── Recorded data

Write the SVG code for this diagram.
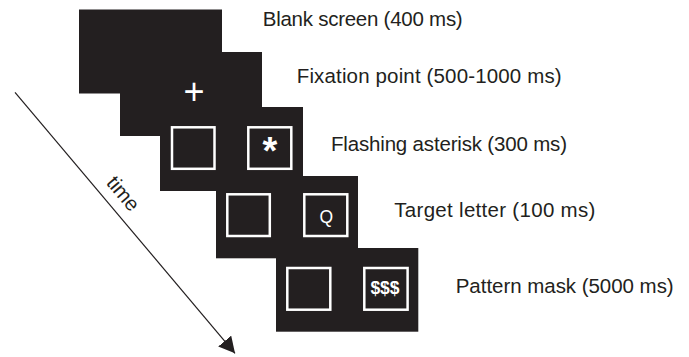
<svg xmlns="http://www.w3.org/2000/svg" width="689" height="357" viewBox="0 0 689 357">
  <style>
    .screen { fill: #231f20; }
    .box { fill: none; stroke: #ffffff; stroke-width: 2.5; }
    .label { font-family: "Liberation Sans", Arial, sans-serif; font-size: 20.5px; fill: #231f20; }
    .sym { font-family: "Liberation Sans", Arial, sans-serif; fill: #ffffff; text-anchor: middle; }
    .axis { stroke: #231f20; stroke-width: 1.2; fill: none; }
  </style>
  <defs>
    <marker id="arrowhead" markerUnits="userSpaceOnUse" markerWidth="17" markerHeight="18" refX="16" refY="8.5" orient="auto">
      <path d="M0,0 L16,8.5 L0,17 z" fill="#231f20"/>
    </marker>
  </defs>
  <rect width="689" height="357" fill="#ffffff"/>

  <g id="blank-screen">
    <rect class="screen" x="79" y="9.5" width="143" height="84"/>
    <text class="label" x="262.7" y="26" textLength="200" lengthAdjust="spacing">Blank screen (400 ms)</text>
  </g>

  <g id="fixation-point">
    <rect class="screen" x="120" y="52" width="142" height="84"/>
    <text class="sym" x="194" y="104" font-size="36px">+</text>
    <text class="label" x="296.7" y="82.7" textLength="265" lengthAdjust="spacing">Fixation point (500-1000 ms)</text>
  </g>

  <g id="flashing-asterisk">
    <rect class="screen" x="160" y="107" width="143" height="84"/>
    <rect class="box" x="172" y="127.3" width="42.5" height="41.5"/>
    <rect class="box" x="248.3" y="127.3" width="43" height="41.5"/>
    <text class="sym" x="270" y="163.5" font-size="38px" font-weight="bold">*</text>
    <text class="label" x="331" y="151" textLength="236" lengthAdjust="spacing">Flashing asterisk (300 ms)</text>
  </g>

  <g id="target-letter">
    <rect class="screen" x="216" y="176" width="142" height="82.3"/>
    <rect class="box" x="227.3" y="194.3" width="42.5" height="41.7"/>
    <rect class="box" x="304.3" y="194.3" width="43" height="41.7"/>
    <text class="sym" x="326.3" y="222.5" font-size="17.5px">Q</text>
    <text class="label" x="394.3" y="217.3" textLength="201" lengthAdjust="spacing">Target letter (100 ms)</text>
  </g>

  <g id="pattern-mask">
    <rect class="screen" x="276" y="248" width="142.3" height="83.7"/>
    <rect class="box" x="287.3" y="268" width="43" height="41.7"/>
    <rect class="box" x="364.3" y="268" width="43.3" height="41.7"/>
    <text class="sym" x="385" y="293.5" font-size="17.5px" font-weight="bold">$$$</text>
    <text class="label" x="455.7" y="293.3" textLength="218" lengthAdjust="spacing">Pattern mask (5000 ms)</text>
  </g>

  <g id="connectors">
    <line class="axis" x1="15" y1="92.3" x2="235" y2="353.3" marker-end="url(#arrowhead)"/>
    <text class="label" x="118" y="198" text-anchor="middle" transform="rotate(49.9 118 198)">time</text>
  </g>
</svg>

────
── Recorded data

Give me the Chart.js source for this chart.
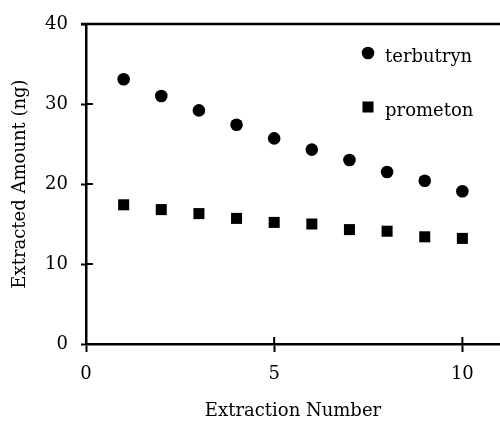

────
── Recorded data

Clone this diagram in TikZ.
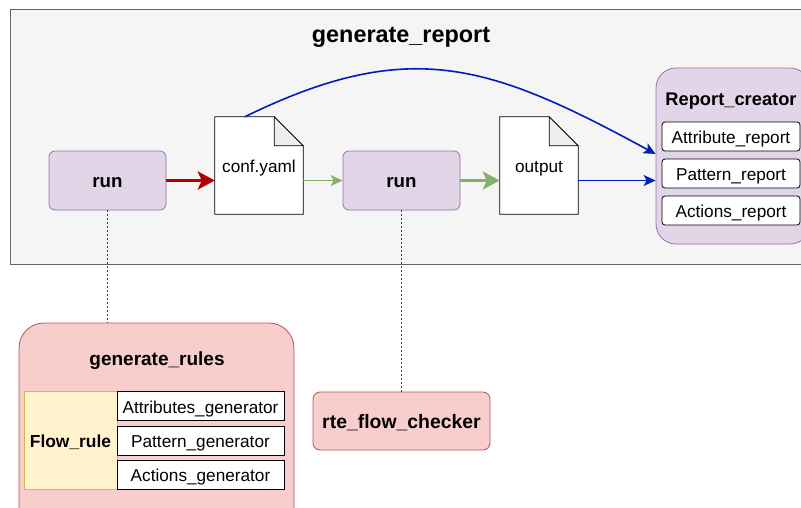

────

## Task statement
Gather all lines from the records above in which "this" appears.

## Written answer
Write the SVG code for this diagram.
Give me the Chart.js source for this chart.
Clone this diagram in TikZ.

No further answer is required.